I should have been a pair of ragged claws, scuttling across floors of silent seas, I mean... He can be terrible. He can be mean. And he can be right.

He's fighting a war. He's a great man. ' He offers first-hand advice from his own experience: 'Play it cool, laid back... You don't judge the Colonel.

' Willard is impressed by Kurtz's power over the people. He notices Captain Richard Colby among the native's tribesmen. The crew returns to the boat to wait until Willard can talk to Kurtz. Chef feels that the Colonel is 'wacko, man. He's worse than crazy. He's evil...

It's f -- kin' pagan idolatry. Look around you. ' Willard leaves with Lance to scout around and try to find the Colonel, keeping Chef on the boat and instructing him to radio for help if necessary: 'If I don't get back by 2200 hours, you " ll call in the air strike. ' Willard sees hundreds of bodies - proving Kurtz' insanity: 'North Vietnamese, Vietcong, Cambodians.

' He realizes Kurtz's power over life and death: 'If I was still alive, it was because he wanted me that way. ' Willard soon finds himself in awe of Kurtz's power over people. He is fascinated with him and his ways as a leader, and he begins to see Kurtz in the same way the tribesman do. Willard feels ambivalent about his mission's task, finding Kurtz brilliant but rambling and spiritually troubled - as the camera pans across mythic texts (The Holy Bible, From Ritual to Romance by Jesse L. Weston, and James Frazier's The Golden Bough) in Kurtz's headquarters. Kurtz speaks of the 'horrors' that he has seen in the bloody conflict, and denies that Willard has any moral right to judge his actions or behavior. Kurtz also believes that 'moral terror' and 'horror' are necessary to preserve civilization as he philosophizes with further pronouncements.

Kurtz believes the atrocities revealed for him the moral strength and commitment of men who loved their families and could still act so monstrously 'without judgment' - with a primordial instinct to kill.

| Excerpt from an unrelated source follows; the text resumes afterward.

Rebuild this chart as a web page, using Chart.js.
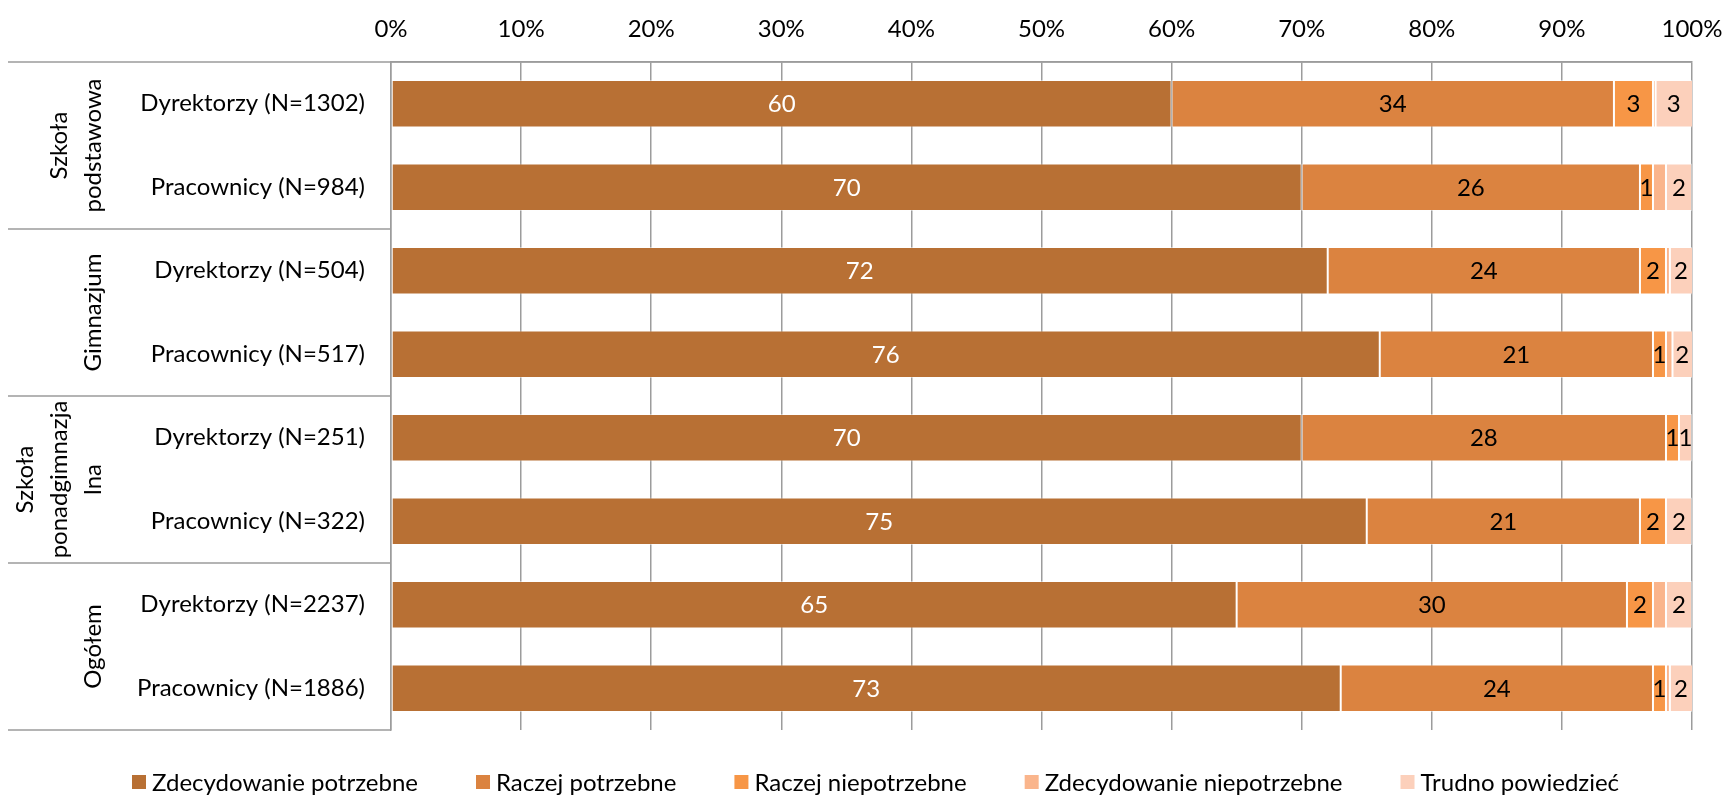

According to him, those revelations have accentuated the moral ambiguity of war and justified his rampage in Cambodia - a mass-murder and mutilation of the enemy 'without judgment,' to shorten the war. Kurtz wants primitive men, similar to agent Willard on his mission, who can kill without judgment 'because it's judgment that defeats us. ' The conventional war effort of Americans (with high-tech bombs and other machines and weapons of war) will ultimately be defeated by triumphant opposition forces of primitives that are committed and determined (web). Kurtz, always seen in dark surroundings within his temple headquarters, allows Willard to carry out his sacrificial mission at night. Willard's head rises up out of the steamy primordial depths of filthy water as he begins to stalk his prey for the slaughter - the imposing, bullish Kurtz.

Lightning strobe effects and the frenzied rhythmic sounds of the Doors 'The End' accompany the slaying of Kurtz with a machete. It is a ritualistic decapitation, brilliantly crosscut with the brutal sacrificial slaughter / killing of a carabao / water buffalo by the natives as a ritualistic sacrifice to their gods (web). As he dies Kurtz mutters a few final words, accepting the evil present in the human soul, "the horror, the horror". The old king / chieftain of the people is sacrificed, in order for the land to become liberated. With the bloody machete in hand, Willard is given a path through the awed, native throng. The subservient villagers bow down to their new powerful god-like leader, but Willard refuses the opportunity to become their new god and king.

With his bloody mission accomplished, Willard guides stoned-out Lance to the patrol boat so that they can begin their return journey. They retreat in the gunboat as the natives close in on them on the banks. As they pull away, a cleansing hard rain begins to fall and static-filled radio transmissions play in the background, as soon the US planes begin to rain down a cavalcade of explosives and destroy the Kurtz compound. In the end, Kurtz's final wishes were not fulfilled, as Willard did not take his place as the leader of his people. Kurtz believed he has achieved his godlike standing, feeling he could kill without judgment, like God, and in the end, let Willard kill him, in and effort to make Willard like him, the perfect warrior, to act without judgment.